§ THE PROBLEM:
Without the pictures, extract every line from the start of the material to the line containing "18.6, 17.6, 16.8];", both ends included.

§ COLLECTED DATA:
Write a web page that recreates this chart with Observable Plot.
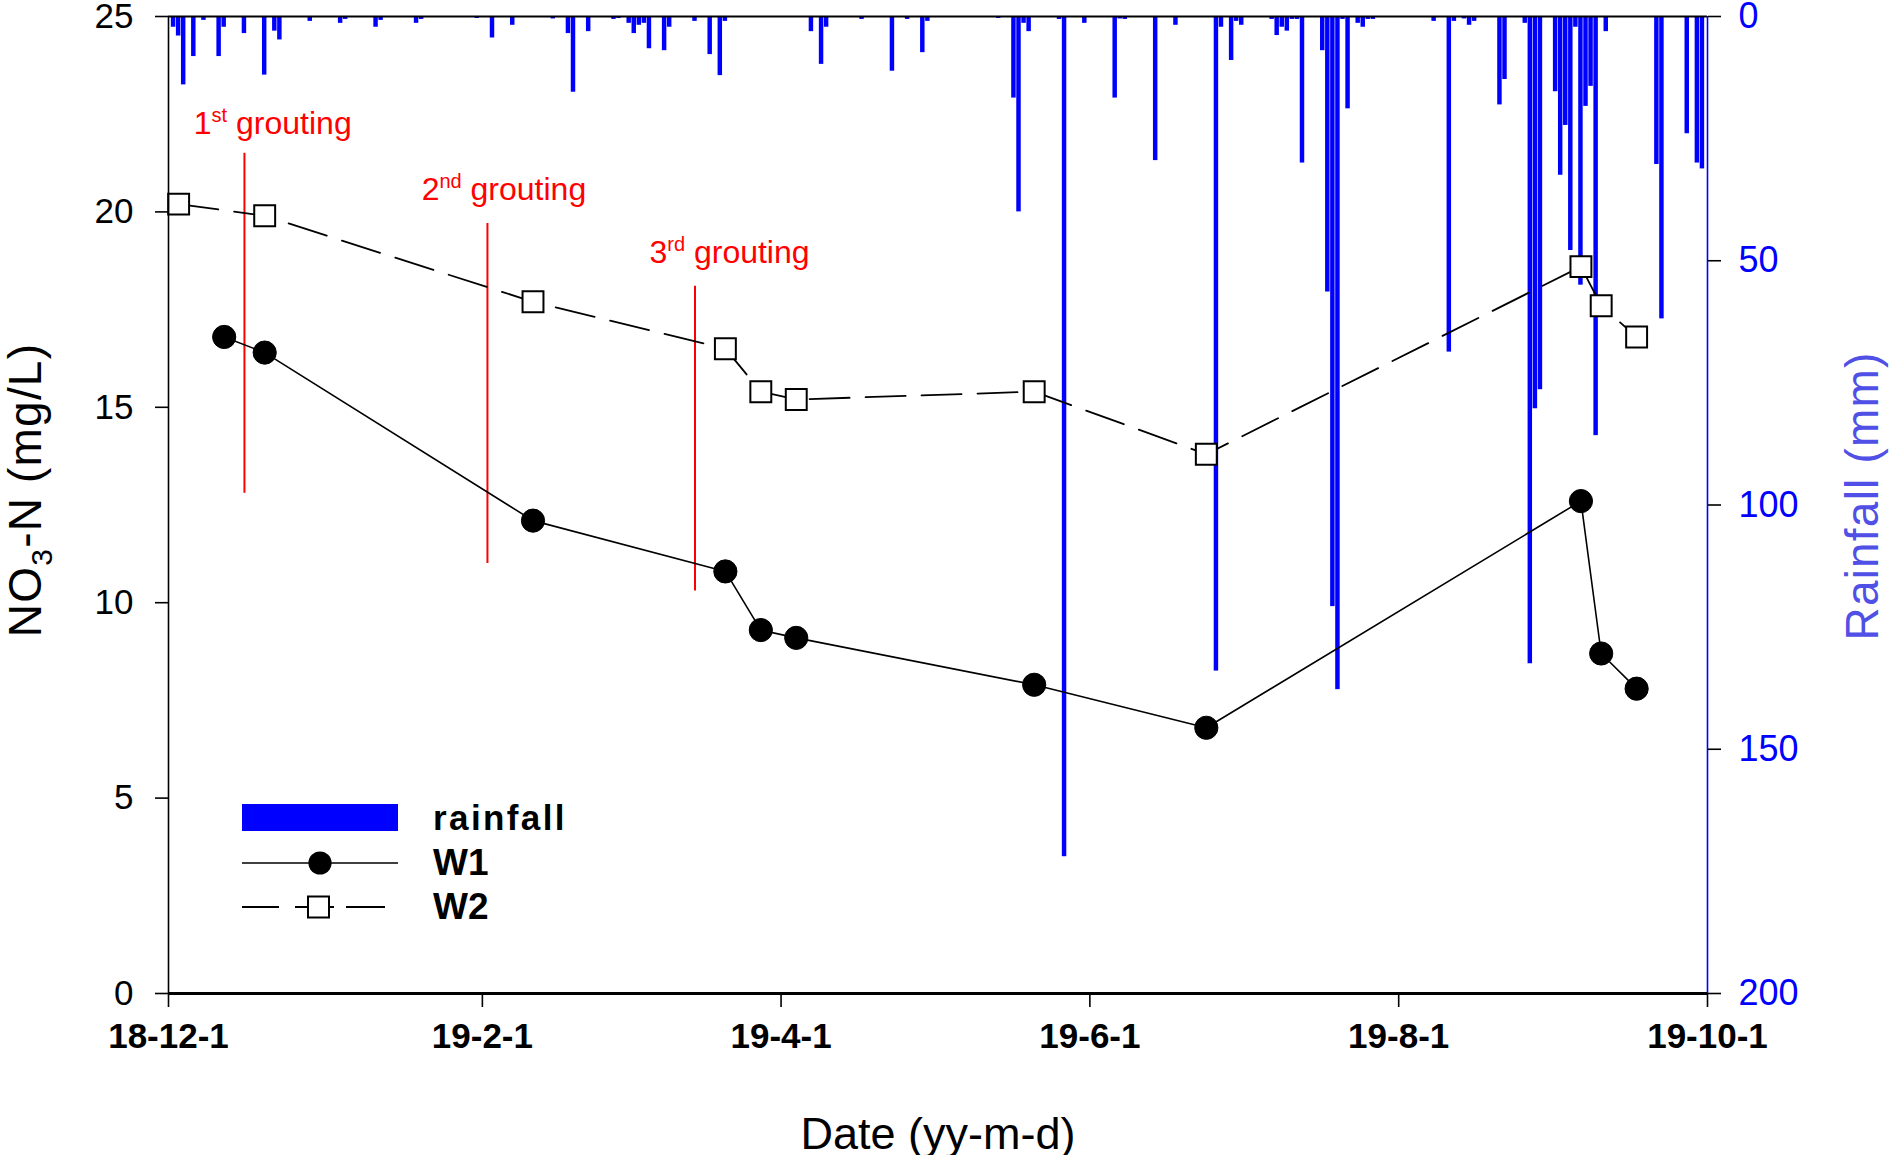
<!DOCTYPE html>
<html>
<head>
<meta charset="utf-8">
<script src="https://cdn.jsdelivr.net/npm/d3@7"></script>
<script src="https://cdn.jsdelivr.net/npm/@observablehq/plot@0.6"></script>
<style>
  body { margin: 0; background: #fff; }
  #wrap { position: relative; width: 1890px; height: 1155px; }
  #legend { position: absolute; left: 0; top: 0; pointer-events: none; }
  svg text { font-family: "Liberation Sans", Arial, sans-serif; }
</style>
</head>
<body>
<div id="wrap"></div>
<script>
// ---- x domain and ticks ----
const startDate = "2018-12-01";
const endDate = "2019-10-01";
const xTickDates = ["2018-12-01", "2019-02-01", "2019-04-01", "2019-06-01", "2019-08-01", "2019-10-01"];

// ---- NO3-N concentration (mg/L) ----
const w1Dates = ["2018-12-12", "2018-12-20", "2019-02-11", "2019-03-21", "2019-03-28", "2019-04-04",
                 "2019-05-21", "2019-06-24", "2019-09-06", "2019-09-10", "2019-09-17"];
const w1Values = [16.8, 16.4, 12.1, 10.8, 9.3, 9.1, 7.9, 6.8, 12.6, 8.7, 7.8];
const w2Dates = ["2018-12-03", "2018-12-20", "2019-02-11", "2019-03-21", "2019-03-28", "2019-04-04",
                 "2019-05-21", "2019-06-24", "2019-09-06", "2019-09-10", "2019-09-17"];
const w2Values = [20.2, 19.9, 17.7, 16.5, 15.4, 15.2, 15.4, 13.8, 18.6, 17.6, 16.8];

// ---- daily rainfall (mm) ----
const rainDates = [
  "2018-12-02","2018-12-03","2018-12-04","2018-12-06","2018-12-08","2018-12-11","2018-12-12","2018-12-16",
  "2018-12-20","2018-12-22","2018-12-23","2018-12-29","2019-01-04","2019-01-05","2019-01-11","2019-01-12",
  "2019-01-19","2019-01-20","2019-01-31","2019-02-03","2019-02-07","2019-02-15","2019-02-18","2019-02-19",
  "2019-02-22","2019-02-27","2019-02-28","2019-03-02","2019-03-03","2019-03-04","2019-03-05","2019-03-06",
  "2019-03-09","2019-03-10","2019-03-15","2019-03-18","2019-03-20","2019-03-21","2019-04-07","2019-04-09",
  "2019-04-10","2019-04-17","2019-04-23","2019-04-26","2019-04-29","2019-04-30","2019-05-14","2019-05-17",
  "2019-05-18","2019-05-19","2019-05-20","2019-05-26","2019-05-27","2019-05-31","2019-06-06","2019-06-07",
  "2019-06-08","2019-06-14","2019-06-18","2019-06-26","2019-06-27","2019-06-29","2019-06-30","2019-07-01",
  "2019-07-07","2019-07-08","2019-07-09","2019-07-10","2019-07-11","2019-07-12","2019-07-13","2019-07-17",
  "2019-07-18","2019-07-19","2019-07-20","2019-07-21","2019-07-22","2019-07-24","2019-07-25","2019-07-26",
  "2019-07-27","2019-08-08","2019-08-11","2019-08-12","2019-08-14","2019-08-15","2019-08-16","2019-08-21",
  "2019-08-22","2019-08-26","2019-08-27","2019-08-28","2019-08-29","2019-09-01","2019-09-02","2019-09-03",
  "2019-09-04","2019-09-05","2019-09-06","2019-09-07","2019-09-08","2019-09-09","2019-09-11","2019-09-21",
  "2019-09-22","2019-09-27","2019-09-29","2019-09-30"
];
const rainMm = [
  2.2, 4, 14, 8.2, 0.8, 8.2, 2.2, 3.5,
  12, 3, 4.8, 1, 1.4, 0.6, 2.2, 0.8,
  1.4, 0.6, 0.4, 4.4, 1.8, 0.5, 3.5, 15.5,
  3.1, 0.6, 0.4, 1.4, 3.5, 1.8, 1.4, 6.6,
  7, 2.2, 1, 7.8, 12.1, 1, 3.1, 9.8,
  2.2, 0.6, 11.2, 0.6, 7.4, 1, 0.4, 16.7,
  40, 1.4, 3.1, 0.6, 172, 1.4, 16.7, 0.5,
  0.6, 29.5, 1.8, 134, 2.2, 9, 1, 1.8,
  0.6, 3.9, 2.2, 3, 0.6, 0.6, 30, 7,
  56.4, 120.8, 137.8, 0.6, 18.9, 1.4, 2.2, 0.6,
  0.6, 1, 68.7, 1, 0.5, 1.8, 1, 18.1,
  12.9, 1.4, 132.5, 80.3, 76.4, 15.4, 32.5, 22.3,
  47.9, 2.2, 55, 18.4, 14.3, 85.8, 3.1, 30.3,
  61.9, 24, 30, 31.2
];

// ---- grouting events ----
const groutDates = ["2018-12-16", "2019-02-02", "2019-03-15"];
const groutTop = [21.5, 19.7, 18.1];
const groutBottom = [12.8, 11.0, 10.3];
const groutOrdinals = ["1", "2", "3"];
const groutSuffixes = ["st", "nd", "rd"];
const groutLabelDates = ["2018-12-06", "2019-01-20", "2019-03-06"];
const groutLabelLevels = [22.0, 20.3, 18.7];

// ---- axis ticks ----
const no3Ticks = [0, 5, 10, 15, 20, 25];
const rainTicks = [0, 50, 100, 150, 200];

// ---- scales shared by both y axes ----
const no3Max = 25;
const rainMax = 200;
// rainfall hangs from the top of the frame: 0 mm at the top, 200 mm at the bottom
const rainToY = mm => no3Max - mm * no3Max / rainMax;
const yToRain = y => Math.round((no3Max - y) * rainMax / no3Max);

const parse = d3.utcParse("%Y-%m-%d");
const w1 = w1Dates.map((d, i) => ({date: parse(d), value: w1Values[i]}));
const w2 = w2Dates.map((d, i) => ({date: parse(d), value: w2Values[i]}));
const rain = rainDates.map((d, i) => ({date: parse(d), mm: rainMm[i]}));
const grout = groutDates.map((d, i) => ({date: parse(d), top: groutTop[i], bottom: groutBottom[i]}));
const groutLabels = groutLabelDates.map((d, i) => ({
  date: parse(d), level: groutLabelLevels[i], text: `${groutOrdinals[i]}${groutSuffixes[i]} grouting`
}));

const fmtDate = d => `${String(d.getUTCFullYear()).slice(2)}-${d.getUTCMonth() + 1}-${d.getUTCDate()}`;
const font = '"Liberation Sans", Arial, sans-serif';
const blue = "#0000ff";
const red = "#ff0000";

const chart = Plot.plot({
  width: 1890,
  height: 1155,
  marginLeft: 168,
  marginRight: 183,
  marginTop: 16,
  marginBottom: 162,
  style: {fontFamily: font, background: "#fff", color: "#000", overflow: "visible"},
  x: {type: "utc", domain: [parse(startDate), parse(endDate)]},
  y: {domain: [0, no3Max]},
  marks: [
    // rainfall bars
    Plot.rect(rain, {
      x1: d => d3.utcHour.offset(d.date, -12),
      x2: d => d3.utcHour.offset(d.date, 12),
      y1: () => no3Max,
      y2: d => rainToY(d.mm),
      fill: blue,
      insetLeft: 0.3,
      insetRight: 0.3
    }),
    // grouting markers
    Plot.ruleX(grout, {x: "date", y1: "bottom", y2: "top", stroke: red, strokeWidth: 2}),
    Plot.text(groutLabels, {
      x: "date", y: "level", text: "text", textAnchor: "start", lineAnchor: "bottom",
      fill: red, fontSize: 32
    }),
    // W2 (dashed, open squares)
    Plot.line(w2, {x: "date", y: "value", stroke: "#000", strokeWidth: 1.8, strokeDasharray: "40,16"}),
    Plot.dot(w2, {x: "date", y: "value", symbol: "square", r: 11.8, fill: "#fff", stroke: "#000", strokeWidth: 2}),
    // W1 (solid, filled circles)
    Plot.line(w1, {x: "date", y: "value", stroke: "#000", strokeWidth: 1.6}),
    Plot.dot(w1, {x: "date", y: "value", r: 11.6, fill: "#000", stroke: "#000", strokeWidth: 1}),
    // frame
    Plot.ruleY([no3Max], {stroke: "#000", strokeWidth: 2}),
    Plot.ruleX([parse(startDate)], {stroke: "#000", strokeWidth: 1.6}),
    Plot.ruleX([parse(endDate)], {stroke: blue, strokeWidth: 1.6}),
    Plot.ruleY([0], {stroke: "#000", strokeWidth: 3.2}),
    // bottom axis
    Plot.axisX(xTickDates.map(parse), {
      tickSize: 14, tickPadding: 16, tickFormat: fmtDate, fontSize: 35, fontWeight: "bold",
      strokeWidth: 1.6, label: null
    }),
    Plot.axisX([], {
      label: "Date (yy-m-d)", labelAnchor: "center", labelOffset: 155, labelArrow: "none",
      tickSize: 0, fontSize: 45
    }),
    // left axis (NO3-N)
    Plot.axisY(no3Ticks, {
      anchor: "left", tickSize: 13, tickPadding: 22, fontSize: 35, strokeWidth: 1.6, label: null
    }),
    Plot.axisY([], {
      anchor: "left", label: "NO3-N (mg/L)", labelAnchor: "center", labelOffset: 160, labelArrow: "none",
      tickSize: 0, fontSize: 46
    }),
    // right axis (rainfall)
    Plot.axisY(rainTicks.map(rainToY), {
      anchor: "right", tickSize: 13, tickPadding: 18, fontSize: 36, fill: blue, stroke: "#000",
      strokeWidth: 1.6, tickFormat: yToRain, label: null
    }),
    Plot.axisY([], {
      anchor: "right", label: "Rainfall (mm)", labelAnchor: "center", labelOffset: 170, labelArrow: "none",
      tickSize: 0, fontSize: 46, fill: "#5050e6"
    })
  ]
});

// superscripts and subscripts in the annotation and axis texts
const svgNS = "http://www.w3.org/2000/svg";
function tspan(parent, txt, attrs = {}) {
  const t = document.createElementNS(svgNS, "tspan");
  for (const [k, v] of Object.entries(attrs)) t.setAttribute(k, v);
  t.textContent = txt;
  parent.appendChild(t);
}
chart.querySelectorAll("text").forEach(el => {
  const s = el.textContent;
  const m = s.match(/^(\d)(st|nd|rd) grouting$/);
  if (m) {
    el.textContent = "";
    tspan(el, m[1]);
    tspan(el, m[2], {dy: -12, "font-size": 20});
    tspan(el, " grouting", {dy: 12});
  } else if (s === "NO3-N (mg/L)") {
    // rotated title: dx moves it along its baseline, i.e. upward
    el.textContent = "";
    el.setAttribute("letter-spacing", 1.2);
    el.setAttribute("dx", 15);
    tspan(el, "NO");
    tspan(el, "3", {dy: 11, "font-size": 30});
    tspan(el, "-N (mg/L)", {dy: -11});
  } else if (s === "Rainfall (mm)") {
    el.setAttribute("letter-spacing", 1.2);
    el.setAttribute("dx", 9);
  }
});

document.getElementById("wrap").appendChild(chart);

// legend drawn over the lower-left of the frame
const legend = d3.select("#wrap").append("svg")
  .attr("id", "legend").attr("width", 1890).attr("height", 1155);
const lx0 = 242, lx1 = 398, ltx = 433;
legend.append("rect").attr("x", lx0).attr("y", 804).attr("width", lx1 - lx0).attr("height", 27).attr("fill", blue);
legend.append("text").attr("x", ltx).attr("y", 830).attr("font-size", 35).attr("font-weight", "bold")
  .attr("letter-spacing", 2.4).text("rainfall");
legend.append("line").attr("x1", lx0).attr("x2", lx1).attr("y1", 863).attr("y2", 863)
  .attr("stroke", "#000").attr("stroke-width", 1.6);
legend.append("circle").attr("cx", 320).attr("cy", 863).attr("r", 11.6).attr("fill", "#000");
legend.append("text").attr("x", ltx).attr("y", 875).attr("font-size", 37).attr("font-weight", "bold").text("W1");
legend.append("line").attr("x1", lx0).attr("x2", lx1).attr("y1", 907).attr("y2", 907)
  .attr("stroke", "#000").attr("stroke-width", 1.8).attr("stroke-dasharray", "37,16,39,12,39");
legend.append("rect").attr("x", 308).attr("y", 896.5).attr("width", 21).attr("height", 21)
  .attr("fill", "#fff").attr("stroke", "#000").attr("stroke-width", 2);
legend.append("text").attr("x", ltx).attr("y", 919).attr("font-size", 37).attr("font-weight", "bold").text("W2");
</script>
</body>
</html>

§ OUTPUT OF THE EXERCISE:
Write a web page that recreates this chart with Observable Plot.
<!DOCTYPE html>
<html>
<head>
<meta charset="utf-8">
<script src="https://cdn.jsdelivr.net/npm/d3@7"></script>
<script src="https://cdn.jsdelivr.net/npm/@observablehq/plot@0.6"></script>
<style>
  body { margin: 0; background: #fff; }
  #wrap { position: relative; width: 1890px; height: 1155px; }
  #legend { position: absolute; left: 0; top: 0; pointer-events: none; }
  svg text { font-family: "Liberation Sans", Arial, sans-serif; }
</style>
</head>
<body>
<div id="wrap"></div>
<script>
// ---- x domain and ticks ----
const startDate = "2018-12-01";
const endDate = "2019-10-01";
const xTickDates = ["2018-12-01", "2019-02-01", "2019-04-01", "2019-06-01", "2019-08-01", "2019-10-01"];

// ---- NO3-N concentration (mg/L) ----
const w1Dates = ["2018-12-12", "2018-12-20", "2019-02-11", "2019-03-21", "2019-03-28", "2019-04-04",
                 "2019-05-21", "2019-06-24", "2019-09-06", "2019-09-10", "2019-09-17"];
const w1Values = [16.8, 16.4, 12.1, 10.8, 9.3, 9.1, 7.9, 6.8, 12.6, 8.7, 7.8];
const w2Dates = ["2018-12-03", "2018-12-20", "2019-02-11", "2019-03-21", "2019-03-28", "2019-04-04",
                 "2019-05-21", "2019-06-24", "2019-09-06", "2019-09-10", "2019-09-17"];
const w2Values = [20.2, 19.9, 17.7, 16.5, 15.4, 15.2, 15.4, 13.8, 18.6, 17.6, 16.8];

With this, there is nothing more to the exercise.